Along these lines – geographical as well as metaphorical – one of the victims is reported in the story to be originally from Brownsville. Yes, Brownsville. On a personal note, in my family’s 114 years in Brooklyn, I know of only one relative who was murdered; and it was in Brownsville.
Because journalism has been the working side of my life for three and a half decades, the topic of newspapers often comes up in conversations; and around Bed-Stuy every time the Times is mentioned, the reaction is negative, mostly that the paper never cares about the place unless it’s about young whites.
Old homeowners get ticketed for sidewalk violations and double-parked cars continually (one Traffic Enforcement Agent shrugged and conceded to me that it happens more there than other neighborhoods); worse than that, folks sometimes get mugged or burglarized.
But rarely do even those latter occurrences warrant a mention in the “paper of record,” which boasts on its front page that it gives you “all the news that’s fit to print.”
Of course, you might have to pass a “brown paper bag test” before they deem you fit to be printed.
But hey, maybe you should give it a try.
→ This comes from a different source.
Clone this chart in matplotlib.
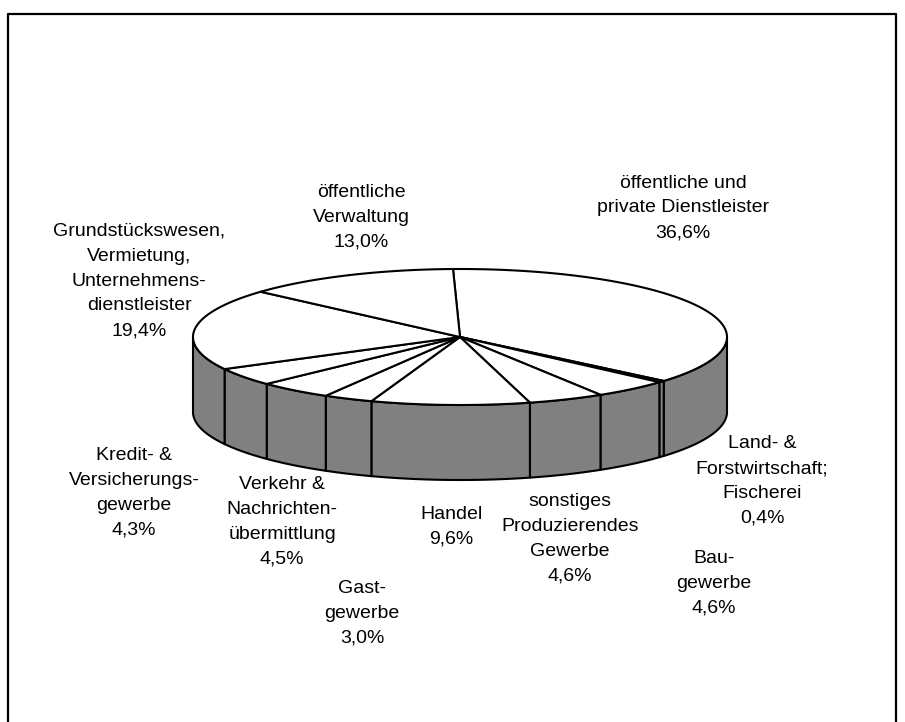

The Times tries to get readers and others to tell them everything that’s going on in the city. Reporter Wilson wrote his article for a column called “Crime Scene,” which invites you to send them messages so they can scoop the competition – at crimescene@nytimes.com.
Some black men around the country hold the Gray Lady (as the Times has been called) in absolute contempt, one such brother being writer Ishmael Reed, who complained in an online article that black men were routinely excluded from the Op-Ed page of the newspaper. (Disclosure: Recently, I tried to push an article about the high mortality rate of black Ivy League graduates on the Times, and I finally gave up in disgust. It was an interesting and highly frustrating encounter, maybe to be detailed at another time.)
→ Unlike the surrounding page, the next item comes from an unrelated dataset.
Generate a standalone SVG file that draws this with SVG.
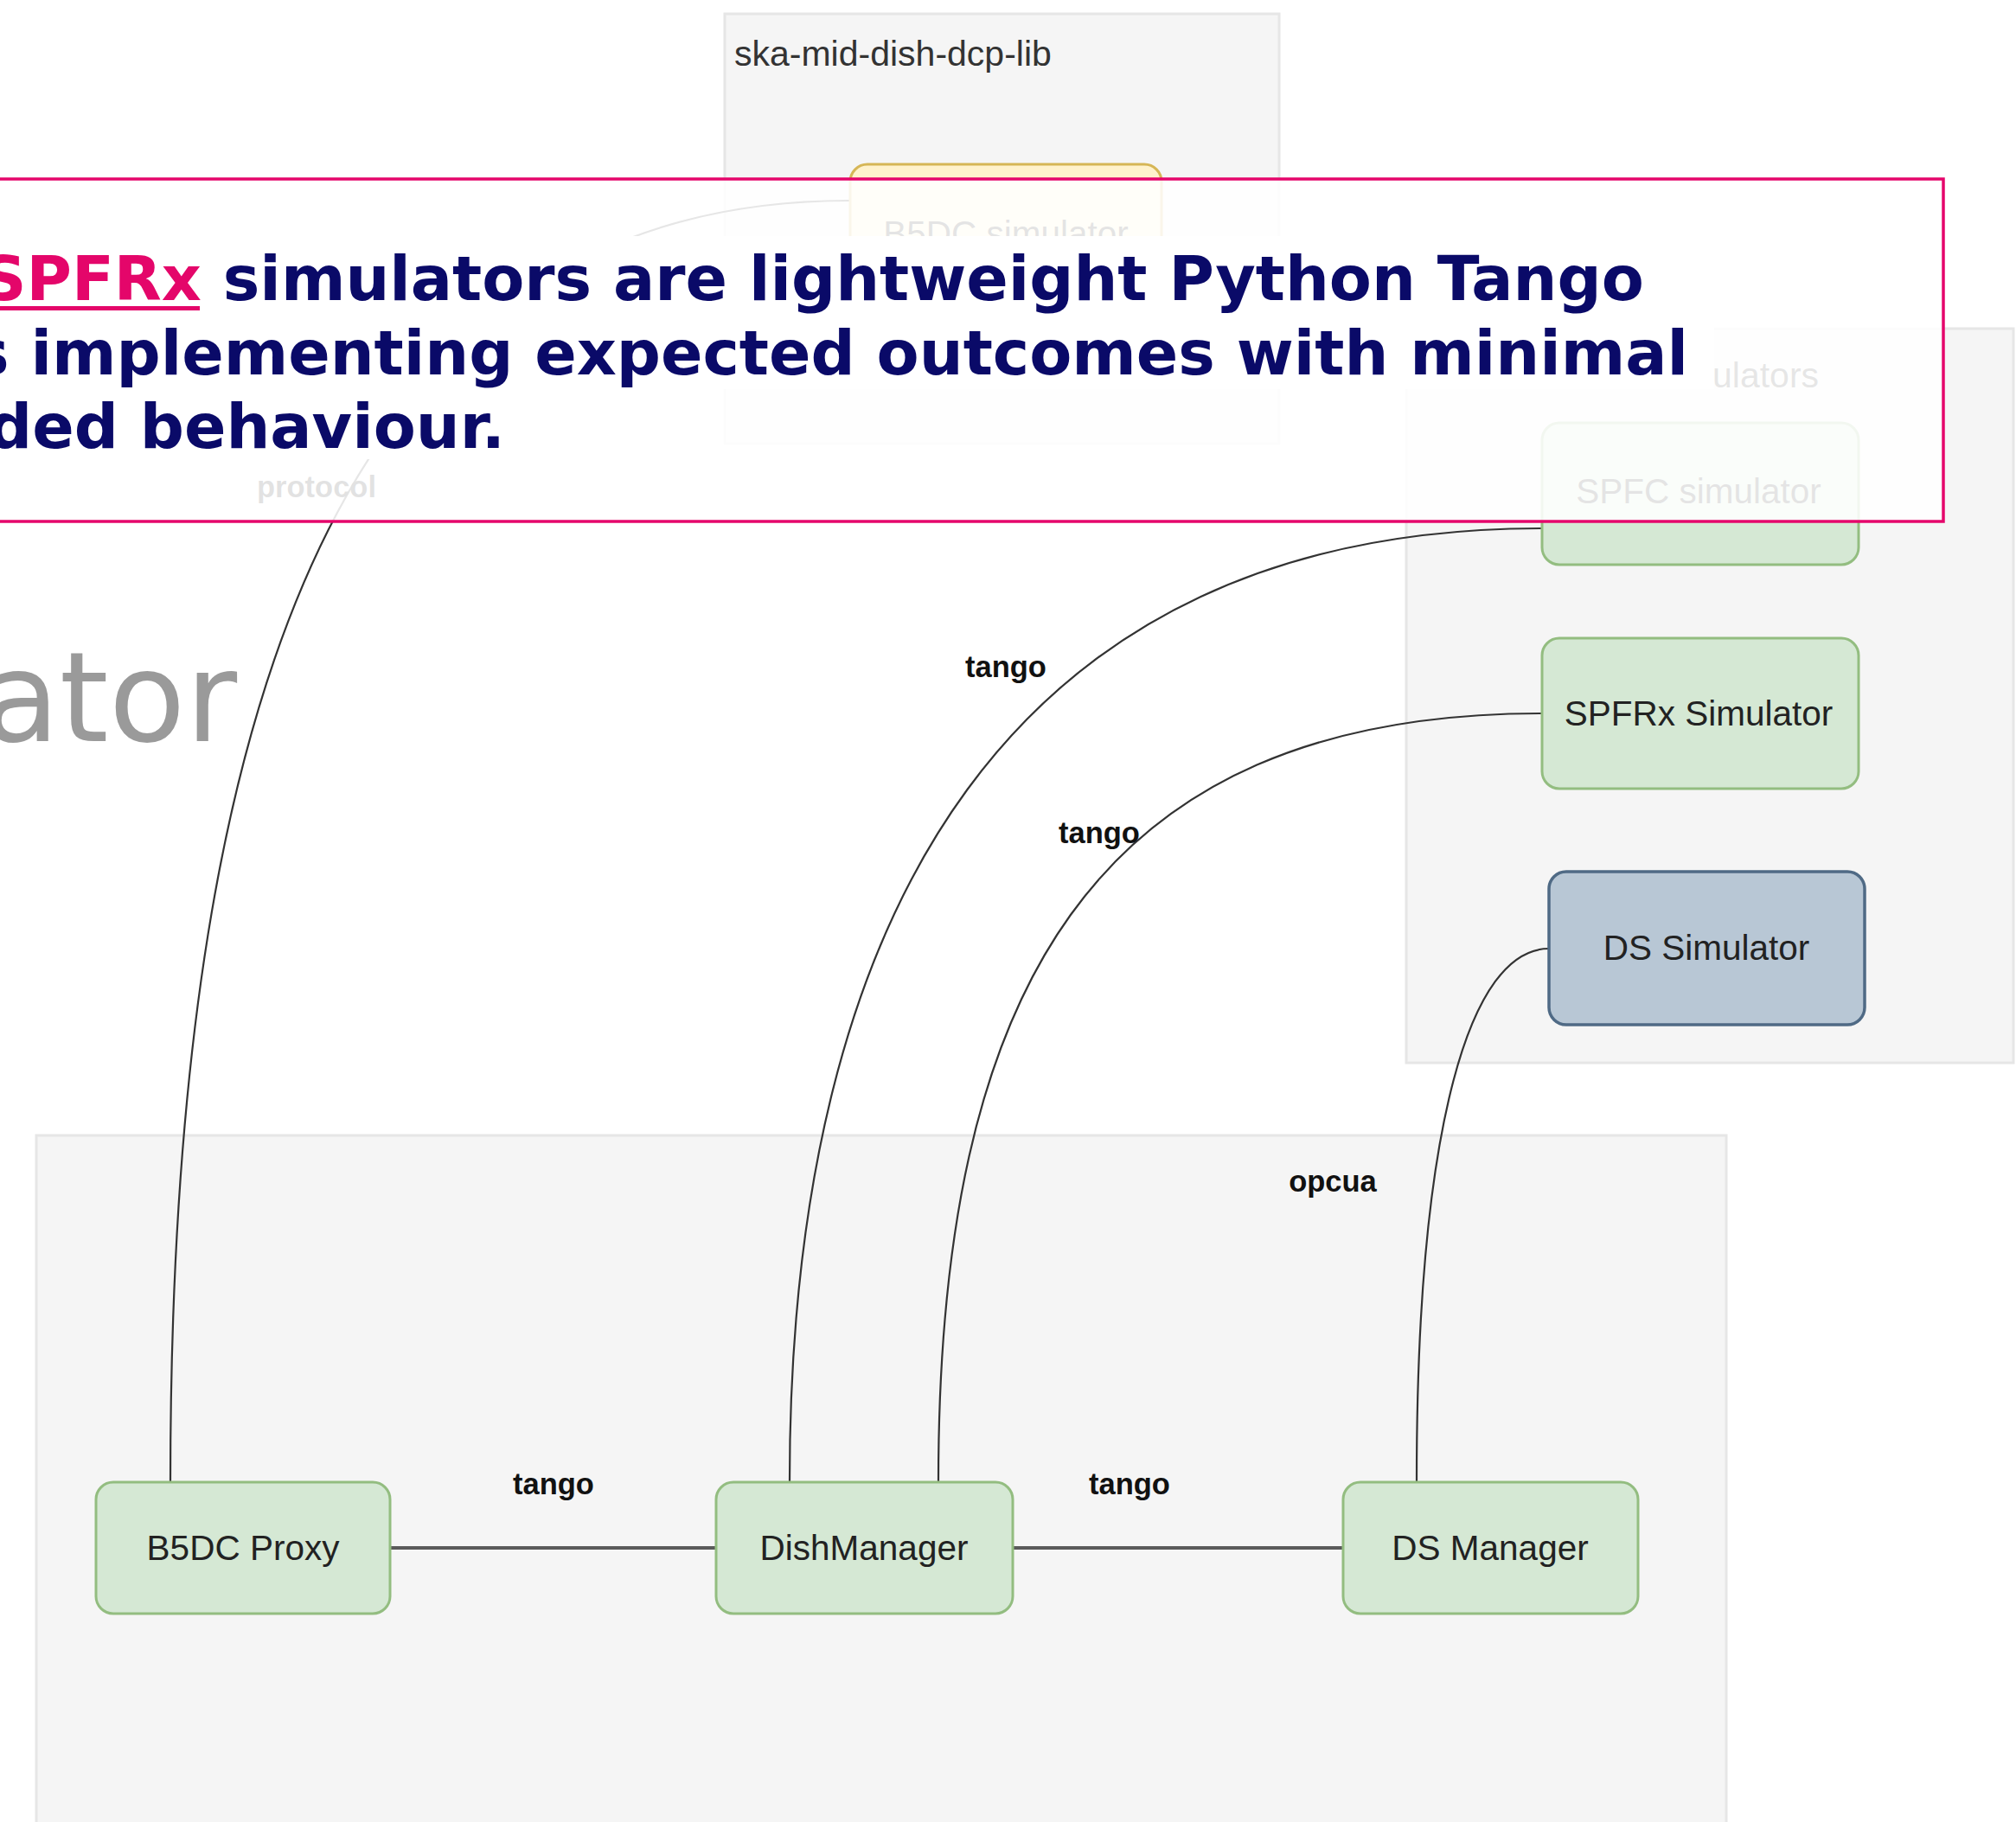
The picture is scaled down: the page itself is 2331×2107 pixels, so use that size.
<svg xmlns="http://www.w3.org/2000/svg" width="2331" height="2107" viewBox="0 0 2331 2107">
  <style>
    .container { fill: #f5f5f5; stroke: #e6e6e6; stroke-width: 3; }
    .clabel { font-family: "Liberation Sans", Arial, sans-serif; font-size: 41px; fill: #333333; }
    .green { fill: #d5e8d4; stroke: #93bd80; stroke-width: 3; }
    .yellow { fill: #fff2cc; stroke: #d6b656; stroke-width: 3; }
    .blue { fill: #b8c7d5; stroke: #4f6a85; stroke-width: 3.5; }
    .ntext { font-family: "Liberation Sans", Arial, sans-serif; font-size: 40.5px; fill: #222222; text-anchor: middle; }
    .elabel { font-family: "Liberation Sans", Arial, sans-serif; font-size: 34.5px; font-weight: bold; fill: #111111; text-anchor: middle; }
    .curve { fill: none; stroke: #333333; stroke-width: 2.2; }
    .straight { fill: none; stroke: #5a5a5a; stroke-width: 4; }
    .callout { font-family: "DejaVu Sans", Verdana, sans-serif; font-size: 71.5px; font-weight: bold; fill: #0a0a68; }
  </style>

  <rect x="0" y="0" width="2331" height="2107" fill="#ffffff"/>

  <!-- containers -->
  <g id="container-dcp-lib">
    <rect class="container" x="838" y="16" width="641" height="497"/>
    <text class="clabel" x="849" y="76">ska-mid-dish-dcp-lib</text>
  </g>
  <g id="container-simulators">
    <rect class="container" x="1626" y="380" width="702" height="849"/>
    <text class="clabel" x="1980" y="448">ulators</text>
  </g>
  <g id="container-bottom">
    <rect class="container" x="42" y="1313" width="1954" height="830"/>
  </g>

  <!-- connectors -->
  <g id="connectors">
    <path class="curve" d="M982,232 C450,232 197,700 197,1714"/>
    <path class="curve" d="M1783,611 C1170,611 913,1050 913,1714"/>
    <path class="curve" d="M1783,825 C1260,825 1085,1150 1085,1714"/>
    <path class="curve" d="M1791,1097 C1700,1097 1638,1300 1638,1714"/>
    <path class="straight" d="M451,1790 L828,1790"/>
    <path class="straight" d="M1171,1790 L1553,1790"/>
    <text class="elabel" x="366" y="575">protocol</text>
    <text class="elabel" x="1163" y="783">tango</text>
    <text class="elabel" x="1271" y="975">tango</text>
    <text class="elabel" x="1541" y="1378">opcua</text>
    <text class="elabel" x="640" y="1728">tango</text>
    <text class="elabel" x="1306" y="1728">tango</text>
  </g>

  <!-- nodes -->
  <g id="node-b5dc-simulator">
    <rect class="yellow" x="983" y="190" width="360" height="162" rx="20"/>
    <text class="ntext" x="1163" y="284">B5DC simulator</text>
  </g>
  <g id="node-spfc-simulator">
    <rect class="green" x="1783" y="489" width="366" height="164" rx="20"/>
    <text class="ntext" x="1964" y="582">SPFC simulator</text>
  </g>
  <g id="node-spfrx-simulator">
    <rect class="green" x="1783" y="738" width="366" height="174" rx="20"/>
    <text class="ntext" x="1964" y="839">SPFRx Simulator</text>
  </g>
  <g id="node-ds-simulator">
    <rect class="blue" x="1791" y="1008" width="365" height="177" rx="20"/>
    <text class="ntext" x="1973" y="1110">DS Simulator</text>
  </g>
  <g id="node-b5dc-proxy">
    <rect class="green" x="111" y="1714" width="340" height="152" rx="20"/>
    <text class="ntext" x="281" y="1804">B5DC Proxy</text>
  </g>
  <g id="node-dishmanager">
    <rect class="green" x="828" y="1714" width="343" height="152" rx="20"/>
    <text class="ntext" x="999" y="1804">DishManager</text>
  </g>
  <g id="node-ds-manager">
    <rect class="green" x="1553" y="1714" width="341" height="152" rx="20"/>
    <text class="ntext" x="1723" y="1804">DS Manager</text>
  </g>

  <!-- slide title fragment -->
  <text x="-20" y="857" font-family="'DejaVu Sans', Verdana, sans-serif" font-size="145" fill="#9a9a9a">ator</text>

  <!-- callout overlay -->
  <g id="callout">
    <rect x="-20" y="207" width="2267" height="396" fill="#ffffff" fill-opacity="0.88" stroke="#e5066b" stroke-width="3.5"/>
    <rect x="-10" y="273" width="1940" height="88" fill="#ffffff"/>
    <rect x="-10" y="360" width="1992" height="90" fill="#ffffff"/>
    <rect x="-10" y="449" width="610" height="82" fill="#ffffff"/>
    <text class="callout" x="-21" y="347"><tspan fill="#e4066a">SPFRx</tspan> simulators are lightweight Python Tango</text>
    <rect x="-10" y="354" width="241" height="5" fill="#e4066a"/>
    <text class="callout" x="-32" y="433">s implementing expected outcomes with minimal</text>
    <text class="callout" x="-14" y="518">ded behaviour.</text>
  </g>
</svg>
Expressing his feelings about the New York Times Sunday Magazine, Reed wrote (in his Dec. 2009 article on the Web site of Counter Punch) the following:
I stopped reading the New York Times Magazine years ago weary of its parade of flesh-eating black cannibals, lazy and shiftless welfare mothers. (The Times’ coverage of Africa could be written by Edgar Rice Burroughs.)
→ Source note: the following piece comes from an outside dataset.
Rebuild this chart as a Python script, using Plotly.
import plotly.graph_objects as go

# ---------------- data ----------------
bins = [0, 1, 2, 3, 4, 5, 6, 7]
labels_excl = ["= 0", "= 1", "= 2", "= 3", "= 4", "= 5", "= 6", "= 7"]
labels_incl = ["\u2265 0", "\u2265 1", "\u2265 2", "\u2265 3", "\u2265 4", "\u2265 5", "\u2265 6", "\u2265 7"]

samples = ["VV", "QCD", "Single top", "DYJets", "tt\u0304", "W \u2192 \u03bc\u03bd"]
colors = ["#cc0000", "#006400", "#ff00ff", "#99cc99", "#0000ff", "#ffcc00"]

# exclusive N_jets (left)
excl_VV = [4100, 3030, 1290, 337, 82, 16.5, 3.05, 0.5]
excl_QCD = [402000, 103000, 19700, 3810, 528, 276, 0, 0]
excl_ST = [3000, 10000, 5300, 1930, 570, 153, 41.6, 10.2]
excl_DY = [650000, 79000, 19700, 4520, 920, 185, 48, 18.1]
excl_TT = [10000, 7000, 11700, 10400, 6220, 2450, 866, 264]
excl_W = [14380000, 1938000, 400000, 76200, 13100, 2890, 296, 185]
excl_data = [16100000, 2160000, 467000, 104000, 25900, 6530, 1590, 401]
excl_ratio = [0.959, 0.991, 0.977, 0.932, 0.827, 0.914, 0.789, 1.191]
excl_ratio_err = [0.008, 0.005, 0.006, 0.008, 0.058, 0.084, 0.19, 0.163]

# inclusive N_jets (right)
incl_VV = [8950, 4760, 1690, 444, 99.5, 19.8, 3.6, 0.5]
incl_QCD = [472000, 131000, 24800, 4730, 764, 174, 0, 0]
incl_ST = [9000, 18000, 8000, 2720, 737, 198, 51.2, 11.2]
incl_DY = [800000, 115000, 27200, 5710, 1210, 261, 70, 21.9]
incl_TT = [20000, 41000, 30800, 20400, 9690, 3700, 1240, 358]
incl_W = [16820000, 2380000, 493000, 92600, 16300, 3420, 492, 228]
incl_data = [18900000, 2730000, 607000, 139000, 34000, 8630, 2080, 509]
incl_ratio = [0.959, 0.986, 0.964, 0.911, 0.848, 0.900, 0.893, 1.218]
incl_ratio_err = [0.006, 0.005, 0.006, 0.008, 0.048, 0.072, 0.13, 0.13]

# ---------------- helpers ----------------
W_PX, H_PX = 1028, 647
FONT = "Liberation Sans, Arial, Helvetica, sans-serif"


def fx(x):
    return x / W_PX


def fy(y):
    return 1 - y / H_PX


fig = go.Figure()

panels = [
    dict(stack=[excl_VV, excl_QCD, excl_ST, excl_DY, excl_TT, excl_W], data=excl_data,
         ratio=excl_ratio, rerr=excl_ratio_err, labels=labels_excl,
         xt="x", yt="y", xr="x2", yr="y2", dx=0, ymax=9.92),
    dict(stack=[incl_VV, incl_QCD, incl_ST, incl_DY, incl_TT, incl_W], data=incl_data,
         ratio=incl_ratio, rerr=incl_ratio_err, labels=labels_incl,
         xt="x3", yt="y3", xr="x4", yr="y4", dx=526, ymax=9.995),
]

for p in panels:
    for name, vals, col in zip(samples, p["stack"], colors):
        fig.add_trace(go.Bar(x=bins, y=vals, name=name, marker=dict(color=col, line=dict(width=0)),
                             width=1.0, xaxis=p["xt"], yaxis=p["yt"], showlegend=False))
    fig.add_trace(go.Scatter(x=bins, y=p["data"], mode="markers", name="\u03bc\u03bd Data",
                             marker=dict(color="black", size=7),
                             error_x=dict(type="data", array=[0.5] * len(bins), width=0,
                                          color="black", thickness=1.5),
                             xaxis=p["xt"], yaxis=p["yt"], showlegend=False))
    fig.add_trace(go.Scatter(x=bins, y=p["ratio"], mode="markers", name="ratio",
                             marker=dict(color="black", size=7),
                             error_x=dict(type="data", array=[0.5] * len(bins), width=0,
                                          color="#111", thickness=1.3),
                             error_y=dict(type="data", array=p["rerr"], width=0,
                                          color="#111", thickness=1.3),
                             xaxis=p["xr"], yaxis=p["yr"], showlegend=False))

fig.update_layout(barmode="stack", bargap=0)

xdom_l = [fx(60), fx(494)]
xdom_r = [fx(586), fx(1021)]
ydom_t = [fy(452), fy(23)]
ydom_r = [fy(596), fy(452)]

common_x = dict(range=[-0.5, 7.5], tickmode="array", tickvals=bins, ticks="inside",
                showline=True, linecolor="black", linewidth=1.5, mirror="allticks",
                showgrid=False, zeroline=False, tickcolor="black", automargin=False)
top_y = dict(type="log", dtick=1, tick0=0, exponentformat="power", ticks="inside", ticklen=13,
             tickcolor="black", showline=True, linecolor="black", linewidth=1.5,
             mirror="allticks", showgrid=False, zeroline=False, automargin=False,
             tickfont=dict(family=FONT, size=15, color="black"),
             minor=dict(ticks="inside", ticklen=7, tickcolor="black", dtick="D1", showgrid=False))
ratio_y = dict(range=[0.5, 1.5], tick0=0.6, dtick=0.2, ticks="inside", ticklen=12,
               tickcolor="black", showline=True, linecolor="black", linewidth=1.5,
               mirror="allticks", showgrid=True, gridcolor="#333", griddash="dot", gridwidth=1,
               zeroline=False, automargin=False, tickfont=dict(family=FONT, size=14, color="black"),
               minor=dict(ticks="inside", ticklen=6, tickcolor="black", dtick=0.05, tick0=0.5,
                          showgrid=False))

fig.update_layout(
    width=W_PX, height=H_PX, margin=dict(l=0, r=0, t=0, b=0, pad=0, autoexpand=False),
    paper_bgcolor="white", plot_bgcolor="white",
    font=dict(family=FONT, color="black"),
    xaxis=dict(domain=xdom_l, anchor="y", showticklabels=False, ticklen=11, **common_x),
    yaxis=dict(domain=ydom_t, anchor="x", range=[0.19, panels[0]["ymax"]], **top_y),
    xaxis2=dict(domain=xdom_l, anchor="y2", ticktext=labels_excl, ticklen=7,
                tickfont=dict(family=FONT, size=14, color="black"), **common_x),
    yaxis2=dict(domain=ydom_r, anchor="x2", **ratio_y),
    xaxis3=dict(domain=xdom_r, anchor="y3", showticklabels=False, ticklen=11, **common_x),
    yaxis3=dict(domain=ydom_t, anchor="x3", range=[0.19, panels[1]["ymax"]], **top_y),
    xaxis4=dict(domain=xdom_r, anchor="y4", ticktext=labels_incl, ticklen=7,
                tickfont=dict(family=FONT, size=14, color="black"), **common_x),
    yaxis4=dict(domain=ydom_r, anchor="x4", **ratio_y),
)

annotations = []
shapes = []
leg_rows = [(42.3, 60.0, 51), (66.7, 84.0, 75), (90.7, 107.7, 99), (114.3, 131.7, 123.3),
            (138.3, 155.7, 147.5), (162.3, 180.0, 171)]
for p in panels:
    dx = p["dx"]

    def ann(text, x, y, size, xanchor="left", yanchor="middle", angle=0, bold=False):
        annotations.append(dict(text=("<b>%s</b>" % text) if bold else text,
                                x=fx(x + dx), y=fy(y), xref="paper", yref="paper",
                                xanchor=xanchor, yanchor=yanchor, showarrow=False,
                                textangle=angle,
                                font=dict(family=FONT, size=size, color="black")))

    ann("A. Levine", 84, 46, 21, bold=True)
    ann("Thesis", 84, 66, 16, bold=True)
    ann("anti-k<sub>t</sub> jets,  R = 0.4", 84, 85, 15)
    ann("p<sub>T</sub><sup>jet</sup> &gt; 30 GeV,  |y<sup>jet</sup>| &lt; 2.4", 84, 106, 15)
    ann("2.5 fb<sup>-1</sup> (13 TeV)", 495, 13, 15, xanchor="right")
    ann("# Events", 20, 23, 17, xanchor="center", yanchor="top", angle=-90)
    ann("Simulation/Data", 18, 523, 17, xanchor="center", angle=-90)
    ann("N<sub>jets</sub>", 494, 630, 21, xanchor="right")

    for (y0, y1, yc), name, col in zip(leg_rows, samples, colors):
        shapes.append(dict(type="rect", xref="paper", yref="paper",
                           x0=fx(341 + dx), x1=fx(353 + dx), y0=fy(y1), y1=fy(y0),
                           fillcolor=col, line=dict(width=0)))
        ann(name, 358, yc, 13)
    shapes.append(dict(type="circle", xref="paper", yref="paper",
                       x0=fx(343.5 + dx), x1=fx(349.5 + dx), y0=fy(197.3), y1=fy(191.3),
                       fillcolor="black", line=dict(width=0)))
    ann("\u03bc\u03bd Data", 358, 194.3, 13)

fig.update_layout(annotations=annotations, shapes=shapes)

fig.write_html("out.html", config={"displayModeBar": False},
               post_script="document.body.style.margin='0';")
Ouch. By the way, here’s a memory tweaker. Edgar Rice Burroughs was the creator of Tarzan. You should furthermore know, dear readers, that about a year after that Counter Punch article, Reed actually had a column on the Op-Ed page of The Times, where he complained about the negative images of blacks in the movie Precious.
Reed’s column was a victory for black men! But in the following months, black Op-Ed columnist Bob Herbert departed after years of writing progressive pieces about black people. I have no idea why he left. The silence has been deafening.
Both Reed and Herbert would find many like-hearted thinkers in Bedford Stuyvesant, yes, both black and white. Whites, apparently unbeknownst to reporter Wilson, have been moving into the community and falling in love with it and its marvelous brownstones and its marvelous people.
Presumably, few, if any, of those people are reporters for the New York Times; and if they are, they have little influence over its coverage.